Copied and pasted, just one of the thoughtful responses to Max Pemberton's article.
As a Cleric with experience of hospital/hospice chaplaincy work I have found in my experience that the examples you give of parents who reject and withdraw from their child are the exception rather than the rule. Indeed, many, like the parents of Ashya are heroic in their fortitude.
Quite often, during long-term chronic illnesses requiring hospitalisation it is often the parents who have to 'superivise' nurses, junior doctors and the occasional consultant who don't know the child's requirements nearly as well as the parents do.
Example: A child who is nil by mouth for a very good reason being fed whilst the parents have taken a coffee break. Then upon reporting the mistake to the ward sister find that the staff nurse at fault takes umbrage and suddenly the trust is gone and an already intolerable situation becomes desperate.

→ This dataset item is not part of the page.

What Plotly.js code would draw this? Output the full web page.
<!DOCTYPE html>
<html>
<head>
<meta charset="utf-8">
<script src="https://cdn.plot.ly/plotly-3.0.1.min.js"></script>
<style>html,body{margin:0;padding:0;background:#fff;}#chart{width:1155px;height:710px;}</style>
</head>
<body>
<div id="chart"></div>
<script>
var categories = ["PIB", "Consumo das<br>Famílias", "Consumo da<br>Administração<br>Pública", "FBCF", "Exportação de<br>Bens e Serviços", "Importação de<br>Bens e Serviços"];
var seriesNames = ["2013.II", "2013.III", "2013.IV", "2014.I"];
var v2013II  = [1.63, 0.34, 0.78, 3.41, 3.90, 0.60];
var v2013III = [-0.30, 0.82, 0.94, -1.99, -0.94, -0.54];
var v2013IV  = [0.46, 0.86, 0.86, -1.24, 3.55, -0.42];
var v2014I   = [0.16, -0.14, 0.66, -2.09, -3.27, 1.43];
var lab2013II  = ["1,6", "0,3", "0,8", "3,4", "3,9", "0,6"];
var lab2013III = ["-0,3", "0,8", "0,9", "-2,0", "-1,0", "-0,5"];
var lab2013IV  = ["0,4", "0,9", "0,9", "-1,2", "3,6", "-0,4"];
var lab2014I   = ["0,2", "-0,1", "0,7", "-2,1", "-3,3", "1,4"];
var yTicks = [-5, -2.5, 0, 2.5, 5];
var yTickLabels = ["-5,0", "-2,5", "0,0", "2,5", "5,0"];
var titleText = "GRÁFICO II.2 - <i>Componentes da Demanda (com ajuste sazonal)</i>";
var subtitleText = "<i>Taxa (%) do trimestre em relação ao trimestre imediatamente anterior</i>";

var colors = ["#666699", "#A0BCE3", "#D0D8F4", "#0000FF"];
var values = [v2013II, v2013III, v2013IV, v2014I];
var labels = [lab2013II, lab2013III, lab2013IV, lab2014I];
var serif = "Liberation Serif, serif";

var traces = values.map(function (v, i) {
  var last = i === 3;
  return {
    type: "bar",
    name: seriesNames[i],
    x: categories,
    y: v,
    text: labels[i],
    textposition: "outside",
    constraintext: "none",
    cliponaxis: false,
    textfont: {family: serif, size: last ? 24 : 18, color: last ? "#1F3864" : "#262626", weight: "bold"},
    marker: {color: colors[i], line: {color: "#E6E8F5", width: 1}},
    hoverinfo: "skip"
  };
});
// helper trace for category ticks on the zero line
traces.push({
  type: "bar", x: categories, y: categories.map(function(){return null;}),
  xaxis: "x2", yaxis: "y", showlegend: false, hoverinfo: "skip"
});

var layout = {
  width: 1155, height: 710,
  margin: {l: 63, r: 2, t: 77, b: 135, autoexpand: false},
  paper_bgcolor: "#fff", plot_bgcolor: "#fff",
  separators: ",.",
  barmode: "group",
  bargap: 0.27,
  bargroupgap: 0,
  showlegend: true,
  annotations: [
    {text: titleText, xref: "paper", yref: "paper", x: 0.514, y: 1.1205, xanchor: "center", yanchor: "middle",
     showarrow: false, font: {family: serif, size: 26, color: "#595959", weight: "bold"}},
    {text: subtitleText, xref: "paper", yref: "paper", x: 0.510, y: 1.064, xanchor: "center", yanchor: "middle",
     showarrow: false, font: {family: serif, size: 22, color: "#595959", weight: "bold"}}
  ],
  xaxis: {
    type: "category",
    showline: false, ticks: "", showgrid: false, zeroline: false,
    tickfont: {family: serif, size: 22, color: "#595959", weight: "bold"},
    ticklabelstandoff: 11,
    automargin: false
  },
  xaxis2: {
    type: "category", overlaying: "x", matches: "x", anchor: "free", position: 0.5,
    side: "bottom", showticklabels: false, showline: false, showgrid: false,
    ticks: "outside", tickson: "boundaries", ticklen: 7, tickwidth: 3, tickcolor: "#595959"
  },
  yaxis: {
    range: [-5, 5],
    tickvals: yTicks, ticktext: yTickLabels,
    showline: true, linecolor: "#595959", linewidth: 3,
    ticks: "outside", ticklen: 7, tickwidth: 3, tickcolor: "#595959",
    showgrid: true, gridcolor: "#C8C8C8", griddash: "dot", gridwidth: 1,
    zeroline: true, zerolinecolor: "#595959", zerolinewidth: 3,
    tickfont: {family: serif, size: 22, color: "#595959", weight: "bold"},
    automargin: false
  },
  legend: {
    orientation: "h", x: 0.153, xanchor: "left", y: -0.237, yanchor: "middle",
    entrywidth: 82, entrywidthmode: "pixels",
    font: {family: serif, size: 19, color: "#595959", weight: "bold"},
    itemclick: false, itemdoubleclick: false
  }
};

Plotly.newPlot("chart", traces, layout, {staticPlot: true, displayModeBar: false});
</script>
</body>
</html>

Example: A neonate who after surgery to correct a congenital bowel defect is given an anti-biotic as a prophylaxis just in case of infection. Days later the child is fitting and pyrexic. The baby is on a surgical ward, looked after by surgical doctors rather than clinical doctors. Mum and dad know something is wrong and urge the doctor(s) to get the clinical team to take a look at baby. The surgical doctor refuses because clearly he knows best. He's going to give baby an anti-biotic, broad-spectrum, covers all bases he tells them. What he doesn't tell them is that he's administered the exact same anti-biotic that was given as a prophylaxis days before. So the gram negative organism that was resistant to the first dose is equally resistant to the second and baby ends up with septicemia and the bacteria grows exponentially and quickly crosses the blood/brain barrier and causes meningitis. That child now has severe learning difficulties and cerebral palsy and a £4.6 million pound damages award to put him in a position that he would have been in 'but for' the negligence, crass stupidity and ego of a surgeon too proud and tribal to call on the expertise of a clinical colleague.
I could go on and on.. Suffice to say doctors are tribal, egotistical, fallible, arrogant and do not listen to parents nearly as much as they ought to, especially when they are called out on the merits of their clinical judgments.

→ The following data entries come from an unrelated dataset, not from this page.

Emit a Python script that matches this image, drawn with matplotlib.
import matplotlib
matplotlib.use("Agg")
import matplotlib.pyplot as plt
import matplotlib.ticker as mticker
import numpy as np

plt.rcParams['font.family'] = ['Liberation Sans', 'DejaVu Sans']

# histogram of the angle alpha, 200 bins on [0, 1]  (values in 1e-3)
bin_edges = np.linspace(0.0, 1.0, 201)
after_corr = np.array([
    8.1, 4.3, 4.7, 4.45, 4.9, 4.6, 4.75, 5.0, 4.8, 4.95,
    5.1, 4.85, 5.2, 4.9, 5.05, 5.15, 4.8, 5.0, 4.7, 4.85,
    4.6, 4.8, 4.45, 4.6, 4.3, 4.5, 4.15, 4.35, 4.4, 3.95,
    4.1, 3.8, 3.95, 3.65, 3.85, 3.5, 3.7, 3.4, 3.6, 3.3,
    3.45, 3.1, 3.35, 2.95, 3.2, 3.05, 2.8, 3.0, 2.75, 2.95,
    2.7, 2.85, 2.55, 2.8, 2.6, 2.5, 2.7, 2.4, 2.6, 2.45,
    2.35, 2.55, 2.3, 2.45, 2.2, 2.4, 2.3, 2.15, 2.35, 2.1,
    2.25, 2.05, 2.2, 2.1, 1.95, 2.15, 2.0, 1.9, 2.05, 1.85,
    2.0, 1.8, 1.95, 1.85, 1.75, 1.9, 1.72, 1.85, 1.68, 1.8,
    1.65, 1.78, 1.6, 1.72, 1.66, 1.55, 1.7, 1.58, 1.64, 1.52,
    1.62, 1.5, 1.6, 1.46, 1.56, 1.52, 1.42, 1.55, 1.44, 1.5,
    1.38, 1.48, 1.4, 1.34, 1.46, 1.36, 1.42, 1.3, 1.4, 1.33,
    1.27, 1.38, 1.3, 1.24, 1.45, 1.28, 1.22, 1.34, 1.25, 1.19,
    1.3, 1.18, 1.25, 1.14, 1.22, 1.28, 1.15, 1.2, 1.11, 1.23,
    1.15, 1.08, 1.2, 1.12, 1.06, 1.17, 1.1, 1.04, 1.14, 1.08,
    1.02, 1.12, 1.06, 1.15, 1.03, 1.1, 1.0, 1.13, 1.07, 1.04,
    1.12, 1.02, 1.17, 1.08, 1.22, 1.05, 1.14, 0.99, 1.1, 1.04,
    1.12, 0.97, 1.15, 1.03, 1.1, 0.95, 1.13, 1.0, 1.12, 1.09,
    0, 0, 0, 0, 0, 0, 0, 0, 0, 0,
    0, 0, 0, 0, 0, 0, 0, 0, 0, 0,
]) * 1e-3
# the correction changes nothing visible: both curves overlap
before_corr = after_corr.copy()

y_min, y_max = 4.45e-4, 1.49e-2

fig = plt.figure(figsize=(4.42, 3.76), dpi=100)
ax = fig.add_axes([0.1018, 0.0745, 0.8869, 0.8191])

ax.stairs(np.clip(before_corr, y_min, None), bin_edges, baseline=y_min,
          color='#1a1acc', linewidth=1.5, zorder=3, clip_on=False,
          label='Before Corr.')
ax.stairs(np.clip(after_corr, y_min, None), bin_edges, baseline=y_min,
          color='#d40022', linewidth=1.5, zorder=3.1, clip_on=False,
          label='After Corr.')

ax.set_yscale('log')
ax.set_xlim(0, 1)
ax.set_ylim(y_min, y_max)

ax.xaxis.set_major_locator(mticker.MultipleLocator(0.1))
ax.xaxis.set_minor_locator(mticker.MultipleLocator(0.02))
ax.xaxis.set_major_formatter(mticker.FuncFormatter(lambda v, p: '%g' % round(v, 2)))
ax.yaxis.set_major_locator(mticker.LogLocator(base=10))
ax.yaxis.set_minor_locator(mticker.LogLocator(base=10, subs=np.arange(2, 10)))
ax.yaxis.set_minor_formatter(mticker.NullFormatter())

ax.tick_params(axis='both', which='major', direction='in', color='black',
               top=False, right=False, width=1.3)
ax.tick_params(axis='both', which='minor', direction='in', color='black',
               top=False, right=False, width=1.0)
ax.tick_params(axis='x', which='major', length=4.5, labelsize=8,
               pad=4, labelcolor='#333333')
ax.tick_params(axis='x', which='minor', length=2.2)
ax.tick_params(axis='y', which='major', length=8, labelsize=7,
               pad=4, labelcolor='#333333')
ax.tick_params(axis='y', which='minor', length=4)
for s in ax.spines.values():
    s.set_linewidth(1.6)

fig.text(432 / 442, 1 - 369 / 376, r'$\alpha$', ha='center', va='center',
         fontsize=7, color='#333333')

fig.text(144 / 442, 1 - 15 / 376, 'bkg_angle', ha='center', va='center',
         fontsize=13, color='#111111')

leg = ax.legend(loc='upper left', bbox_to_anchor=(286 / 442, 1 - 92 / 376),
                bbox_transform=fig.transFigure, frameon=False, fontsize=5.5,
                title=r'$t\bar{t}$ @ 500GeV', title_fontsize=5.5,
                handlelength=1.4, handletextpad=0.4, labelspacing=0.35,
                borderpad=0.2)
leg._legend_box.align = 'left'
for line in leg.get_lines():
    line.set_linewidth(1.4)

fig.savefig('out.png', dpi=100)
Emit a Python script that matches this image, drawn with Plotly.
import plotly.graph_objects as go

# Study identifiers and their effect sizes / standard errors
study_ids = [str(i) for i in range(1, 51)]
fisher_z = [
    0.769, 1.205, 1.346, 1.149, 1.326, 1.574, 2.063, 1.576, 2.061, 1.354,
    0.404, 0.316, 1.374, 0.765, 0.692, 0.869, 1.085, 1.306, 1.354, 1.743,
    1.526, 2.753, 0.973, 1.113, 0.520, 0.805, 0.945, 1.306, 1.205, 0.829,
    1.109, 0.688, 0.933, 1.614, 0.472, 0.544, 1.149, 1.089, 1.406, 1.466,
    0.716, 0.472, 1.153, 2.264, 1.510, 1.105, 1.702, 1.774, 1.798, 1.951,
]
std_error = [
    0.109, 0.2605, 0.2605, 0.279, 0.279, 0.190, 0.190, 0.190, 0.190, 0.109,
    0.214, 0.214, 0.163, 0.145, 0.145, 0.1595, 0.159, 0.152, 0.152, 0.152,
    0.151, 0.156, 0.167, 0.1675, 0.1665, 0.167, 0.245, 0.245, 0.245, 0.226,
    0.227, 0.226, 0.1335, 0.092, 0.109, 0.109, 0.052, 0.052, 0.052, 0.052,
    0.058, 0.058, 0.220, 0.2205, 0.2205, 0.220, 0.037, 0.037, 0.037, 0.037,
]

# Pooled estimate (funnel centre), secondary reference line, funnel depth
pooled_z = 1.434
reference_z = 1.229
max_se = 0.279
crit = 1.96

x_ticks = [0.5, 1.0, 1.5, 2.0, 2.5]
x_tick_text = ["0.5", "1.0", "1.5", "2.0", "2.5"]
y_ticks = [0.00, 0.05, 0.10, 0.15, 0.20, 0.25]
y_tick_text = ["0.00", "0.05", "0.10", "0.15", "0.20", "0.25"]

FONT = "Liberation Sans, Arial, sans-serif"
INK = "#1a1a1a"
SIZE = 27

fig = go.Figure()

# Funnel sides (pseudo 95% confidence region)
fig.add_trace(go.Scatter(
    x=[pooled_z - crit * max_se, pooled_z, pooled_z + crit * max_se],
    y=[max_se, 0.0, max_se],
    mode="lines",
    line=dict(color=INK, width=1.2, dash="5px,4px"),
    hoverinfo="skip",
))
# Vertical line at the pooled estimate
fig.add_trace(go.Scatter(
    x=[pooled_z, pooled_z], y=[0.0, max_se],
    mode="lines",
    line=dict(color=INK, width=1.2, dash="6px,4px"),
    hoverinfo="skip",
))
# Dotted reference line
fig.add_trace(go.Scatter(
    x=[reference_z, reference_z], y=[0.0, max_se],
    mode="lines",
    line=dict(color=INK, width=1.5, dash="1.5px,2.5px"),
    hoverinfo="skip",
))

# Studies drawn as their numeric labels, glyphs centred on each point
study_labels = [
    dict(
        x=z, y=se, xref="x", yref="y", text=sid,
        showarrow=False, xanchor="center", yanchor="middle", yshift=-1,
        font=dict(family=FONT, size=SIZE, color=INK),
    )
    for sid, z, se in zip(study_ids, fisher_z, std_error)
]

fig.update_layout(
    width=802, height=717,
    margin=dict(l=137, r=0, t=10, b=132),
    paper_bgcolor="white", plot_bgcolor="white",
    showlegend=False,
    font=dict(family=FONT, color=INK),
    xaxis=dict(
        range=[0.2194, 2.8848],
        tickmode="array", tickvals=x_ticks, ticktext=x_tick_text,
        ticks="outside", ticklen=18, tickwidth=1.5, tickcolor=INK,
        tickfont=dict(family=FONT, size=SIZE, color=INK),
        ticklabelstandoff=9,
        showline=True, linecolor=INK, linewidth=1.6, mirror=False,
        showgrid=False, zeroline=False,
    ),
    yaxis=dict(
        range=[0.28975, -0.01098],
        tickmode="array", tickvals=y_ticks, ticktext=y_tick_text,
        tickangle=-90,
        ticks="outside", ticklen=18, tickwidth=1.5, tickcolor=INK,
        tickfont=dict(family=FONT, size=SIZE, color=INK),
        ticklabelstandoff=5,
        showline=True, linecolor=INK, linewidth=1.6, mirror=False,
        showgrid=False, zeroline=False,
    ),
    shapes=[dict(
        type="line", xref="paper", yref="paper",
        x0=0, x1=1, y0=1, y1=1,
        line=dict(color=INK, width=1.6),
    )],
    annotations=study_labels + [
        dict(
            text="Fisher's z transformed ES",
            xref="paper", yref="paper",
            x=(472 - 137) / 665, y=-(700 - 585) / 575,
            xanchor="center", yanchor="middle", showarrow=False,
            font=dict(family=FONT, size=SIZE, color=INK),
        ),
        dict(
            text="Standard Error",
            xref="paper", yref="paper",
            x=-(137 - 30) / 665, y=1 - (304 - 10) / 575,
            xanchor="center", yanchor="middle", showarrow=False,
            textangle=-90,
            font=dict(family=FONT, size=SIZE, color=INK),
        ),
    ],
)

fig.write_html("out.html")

Doctors will often cite their objective expertise as the reason why the are 'right'. However, it is often their Achilles Heal when combined with pride and ego. Then objectivity goes out the window. Compassion goes out the window.
Com-passion.. From the Latin meaning, 'to suffer with'. It is a movement of the heart and it is what gives parents, who do sometimes know better, the courage to question doctors who aren't nearly as infallible as they might wish to believe.
So, Dr Pemberton, as eloquent as your exposition is, it falls down, because you have allowed the objective truth to be colored by your own professional tribalism.
No amount of eloquence can hide the truth that you are merely protecting your own and trying to justify a clear injustice by inferring that the King family are on a par with those who in desperation and fragility fail to stay the course. On the contrary, they seem pretty on the ball and determined to give their son every chance. If, as they say, the physician involved threatened to seek an Emergency Protection Order if they continued to question Asher's treatment, then it is a direct consequence of that misuse of statutory power that has led to a young child being left on his own in a foreign hospital whilst his frantic parents languish in jail.
As a clinician you know these mistakes happen on a daily basis. Why else do we have such an adversarial quango as the NHSLA which fights tooth and nail to reject the negligence and incompetence of NHS health professionals, thus preventing justice for thousands and compounding the hurt caused? My answer is because the NHS, as an institution, operates on the 'Ciaphas Principle'. Better that one man should suffer than the whole institution perish.
Before you hastily tarnish the reputation of these parents by your unjust inferences, at least have the honestly to acknowledge the failings and limitations of your own profession.